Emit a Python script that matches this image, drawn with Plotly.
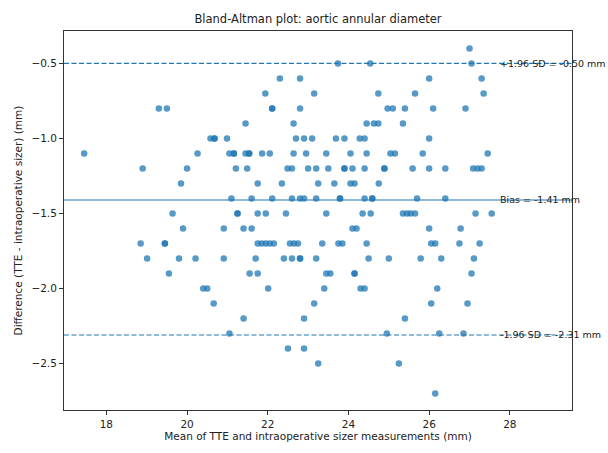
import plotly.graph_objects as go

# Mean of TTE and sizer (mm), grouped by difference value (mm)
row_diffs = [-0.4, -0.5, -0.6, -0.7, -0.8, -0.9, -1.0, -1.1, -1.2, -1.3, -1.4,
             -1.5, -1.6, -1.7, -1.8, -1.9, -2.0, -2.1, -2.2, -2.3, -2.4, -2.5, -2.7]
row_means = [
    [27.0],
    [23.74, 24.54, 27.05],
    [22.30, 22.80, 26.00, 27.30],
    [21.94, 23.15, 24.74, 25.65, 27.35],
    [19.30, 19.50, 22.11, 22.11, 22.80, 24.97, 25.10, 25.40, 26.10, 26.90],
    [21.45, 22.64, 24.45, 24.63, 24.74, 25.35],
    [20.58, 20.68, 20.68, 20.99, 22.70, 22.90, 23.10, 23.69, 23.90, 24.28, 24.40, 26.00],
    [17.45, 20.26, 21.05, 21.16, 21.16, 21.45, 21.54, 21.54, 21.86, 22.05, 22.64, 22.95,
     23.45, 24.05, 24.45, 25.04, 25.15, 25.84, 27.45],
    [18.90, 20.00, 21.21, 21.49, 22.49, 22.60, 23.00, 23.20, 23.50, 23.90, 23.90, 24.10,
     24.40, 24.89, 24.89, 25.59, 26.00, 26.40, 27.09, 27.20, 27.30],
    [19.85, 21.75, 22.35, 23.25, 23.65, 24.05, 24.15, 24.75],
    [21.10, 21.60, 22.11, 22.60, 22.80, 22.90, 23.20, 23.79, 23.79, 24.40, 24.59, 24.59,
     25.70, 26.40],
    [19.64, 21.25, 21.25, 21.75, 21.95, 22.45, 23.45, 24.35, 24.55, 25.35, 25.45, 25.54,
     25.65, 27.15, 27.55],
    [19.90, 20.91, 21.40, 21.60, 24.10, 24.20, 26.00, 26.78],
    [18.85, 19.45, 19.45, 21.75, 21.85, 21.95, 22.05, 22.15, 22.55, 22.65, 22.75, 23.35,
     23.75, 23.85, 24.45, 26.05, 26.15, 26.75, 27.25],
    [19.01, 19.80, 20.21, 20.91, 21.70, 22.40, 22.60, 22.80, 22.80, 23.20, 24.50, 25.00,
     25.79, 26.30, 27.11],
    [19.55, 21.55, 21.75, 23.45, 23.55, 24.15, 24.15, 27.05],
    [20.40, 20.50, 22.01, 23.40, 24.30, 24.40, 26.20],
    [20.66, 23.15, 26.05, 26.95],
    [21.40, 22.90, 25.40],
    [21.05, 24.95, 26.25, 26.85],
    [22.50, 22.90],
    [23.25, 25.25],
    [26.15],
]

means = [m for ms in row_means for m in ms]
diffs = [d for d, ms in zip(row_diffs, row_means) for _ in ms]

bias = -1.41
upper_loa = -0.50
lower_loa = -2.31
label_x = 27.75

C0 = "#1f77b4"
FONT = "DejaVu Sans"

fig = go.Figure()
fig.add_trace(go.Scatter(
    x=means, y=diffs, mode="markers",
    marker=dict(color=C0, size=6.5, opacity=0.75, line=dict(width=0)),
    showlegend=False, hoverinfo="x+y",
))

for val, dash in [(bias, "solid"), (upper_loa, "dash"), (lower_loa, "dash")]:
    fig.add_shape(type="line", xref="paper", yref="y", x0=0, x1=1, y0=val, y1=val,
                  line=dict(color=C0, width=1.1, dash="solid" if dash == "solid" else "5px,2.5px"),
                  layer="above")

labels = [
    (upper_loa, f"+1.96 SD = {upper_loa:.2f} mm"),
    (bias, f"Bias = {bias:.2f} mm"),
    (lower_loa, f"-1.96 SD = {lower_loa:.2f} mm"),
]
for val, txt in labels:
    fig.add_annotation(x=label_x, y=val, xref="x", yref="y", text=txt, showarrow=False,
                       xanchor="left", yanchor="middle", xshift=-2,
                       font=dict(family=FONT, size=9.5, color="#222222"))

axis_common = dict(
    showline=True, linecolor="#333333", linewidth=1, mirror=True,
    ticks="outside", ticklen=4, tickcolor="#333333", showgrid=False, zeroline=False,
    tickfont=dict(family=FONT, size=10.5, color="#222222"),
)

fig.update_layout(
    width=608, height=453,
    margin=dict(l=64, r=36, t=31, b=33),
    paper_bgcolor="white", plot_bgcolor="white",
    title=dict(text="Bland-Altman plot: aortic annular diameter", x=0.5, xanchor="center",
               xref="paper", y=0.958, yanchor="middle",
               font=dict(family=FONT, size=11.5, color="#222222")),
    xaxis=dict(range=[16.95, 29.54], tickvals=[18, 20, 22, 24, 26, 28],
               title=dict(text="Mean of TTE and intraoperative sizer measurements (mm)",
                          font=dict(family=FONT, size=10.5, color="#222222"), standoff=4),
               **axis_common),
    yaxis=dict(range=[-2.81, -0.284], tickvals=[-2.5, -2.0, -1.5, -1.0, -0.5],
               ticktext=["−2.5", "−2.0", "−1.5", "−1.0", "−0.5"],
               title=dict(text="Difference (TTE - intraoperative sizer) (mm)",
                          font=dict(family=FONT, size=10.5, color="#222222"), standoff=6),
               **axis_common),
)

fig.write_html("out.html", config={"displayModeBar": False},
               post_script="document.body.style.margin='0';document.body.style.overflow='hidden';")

----------

Transcribe the whole listing exactly. Pictures stay out of your copy.

## TASK OUTPUT
Emit a Python script that matches this image, drawn with Plotly.
import plotly.graph_objects as go

# Mean of TTE and sizer (mm), grouped by difference value (mm)
row_diffs = [-0.4, -0.5, -0.6, -0.7, -0.8, -0.9, -1.0, -1.1, -1.2, -1.3, -1.4,
             -1.5, -1.6, -1.7, -1.8, -1.9, -2.0, -2.1, -2.2, -2.3, -2.4, -2.5, -2.7]
row_means = [
    [27.0],
    [23.74, 24.54, 27.05],
    [22.30, 22.80, 26.00, 27.30],
    [21.94, 23.15, 24.74, 25.65, 27.35],
    [19.30, 19.50, 22.11, 22.11, 22.80, 24.97, 25.10, 25.40, 26.10, 26.90],
    [21.45, 22.64, 24.45, 24.63, 24.74, 25.35],
    [20.58, 20.68, 20.68, 20.99, 22.70, 22.90, 23.10, 23.69, 23.90, 24.28, 24.40, 26.00],
    [17.45, 20.26, 21.05, 21.16, 21.16, 21.45, 21.54, 21.54, 21.86, 22.05, 22.64, 22.95,
     23.45, 24.05, 24.45, 25.04, 25.15, 25.84, 27.45],
    [18.90, 20.00, 21.21, 21.49, 22.49, 22.60, 23.00, 23.20, 23.50, 23.90, 23.90, 24.10,
     24.40, 24.89, 24.89, 25.59, 26.00, 26.40, 27.09, 27.20, 27.30],
    [19.85, 21.75, 22.35, 23.25, 23.65, 24.05, 24.15, 24.75],
    [21.10, 21.60, 22.11, 22.60, 22.80, 22.90, 23.20, 23.79, 23.79, 24.40, 24.59, 24.59,
     25.70, 26.40],
    [19.64, 21.25, 21.25, 21.75, 21.95, 22.45, 23.45, 24.35, 24.55, 25.35, 25.45, 25.54,
     25.65, 27.15, 27.55],
    [19.90, 20.91, 21.40, 21.60, 24.10, 24.20, 26.00, 26.78],
    [18.85, 19.45, 19.45, 21.75, 21.85, 21.95, 22.05, 22.15, 22.55, 22.65, 22.75, 23.35,
     23.75, 23.85, 24.45, 26.05, 26.15, 26.75, 27.25],
    [19.01, 19.80, 20.21, 20.91, 21.70, 22.40, 22.60, 22.80, 22.80, 23.20, 24.50, 25.00,
     25.79, 26.30, 27.11],
    [19.55, 21.55, 21.75, 23.45, 23.55, 24.15, 24.15, 27.05],
    [20.40, 20.50, 22.01, 23.40, 24.30, 24.40, 26.20],
    [20.66, 23.15, 26.05, 26.95],
    [21.40, 22.90, 25.40],
    [21.05, 24.95, 26.25, 26.85],
    [22.50, 22.90],
    [23.25, 25.25],
    [26.15],
]

means = [m for ms in row_means for m in ms]
diffs = [d for d, ms in zip(row_diffs, row_means) for _ in ms]

bias = -1.41
upper_loa = -0.50
lower_loa = -2.31
label_x = 27.75

C0 = "#1f77b4"
FONT = "DejaVu Sans"

fig = go.Figure()
fig.add_trace(go.Scatter(
    x=means, y=diffs, mode="markers",
    marker=dict(color=C0, size=6.5, opacity=0.75, line=dict(width=0)),
    showlegend=False, hoverinfo="x+y",
))

for val, dash in [(bias, "solid"), (upper_loa, "dash"), (lower_loa, "dash")]:
    fig.add_shape(type="line", xref="paper", yref="y", x0=0, x1=1, y0=val, y1=val,
                  line=dict(color=C0, width=1.1, dash="solid" if dash == "solid" else "5px,2.5px"),
                  layer="above")

labels = [
    (upper_loa, f"+1.96 SD = {upper_loa:.2f} mm"),
    (bias, f"Bias = {bias:.2f} mm"),
    (lower_loa, f"-1.96 SD = {lower_loa:.2f} mm"),
]
for val, txt in labels:
    fig.add_annotation(x=label_x, y=val, xref="x", yref="y", text=txt, showarrow=False,
                       xanchor="left", yanchor="middle", xshift=-2,
                       font=dict(family=FONT, size=9.5, color="#222222"))

axis_common = dict(
    showline=True, linecolor="#333333", linewidth=1, mirror=True,
    ticks="outside", ticklen=4, tickcolor="#333333", showgrid=False, zeroline=False,
    tickfont=dict(family=FONT, size=10.5, color="#222222"),
)

fig.update_layout(
    width=608, height=453,
    margin=dict(l=64, r=36, t=31, b=33),
    paper_bgcolor="white", plot_bgcolor="white",
    title=dict(text="Bland-Altman plot: aortic annular diameter", x=0.5, xanchor="center",
               xref="paper", y=0.958, yanchor="middle",
               font=dict(family=FONT, size=11.5, color="#222222")),
    xaxis=dict(range=[16.95, 29.54], tickvals=[18, 20, 22, 24, 26, 28],
               title=dict(text="Mean of TTE and intraoperative sizer measurements (mm)",
                          font=dict(family=FONT, size=10.5, color="#222222"), standoff=4),
               **axis_common),
    yaxis=dict(range=[-2.81, -0.284], tickvals=[-2.5, -2.0, -1.5, -1.0, -0.5],
               ticktext=["−2.5", "−2.0", "−1.5", "−1.0", "−0.5"],
               title=dict(text="Difference (TTE - intraoperative sizer) (mm)",
                          font=dict(family=FONT, size=10.5, color="#222222"), standoff=6),
               **axis_common),
)

fig.write_html("out.html", config={"displayModeBar": False},
               post_script="document.body.style.margin='0';document.body.style.overflow='hidden';")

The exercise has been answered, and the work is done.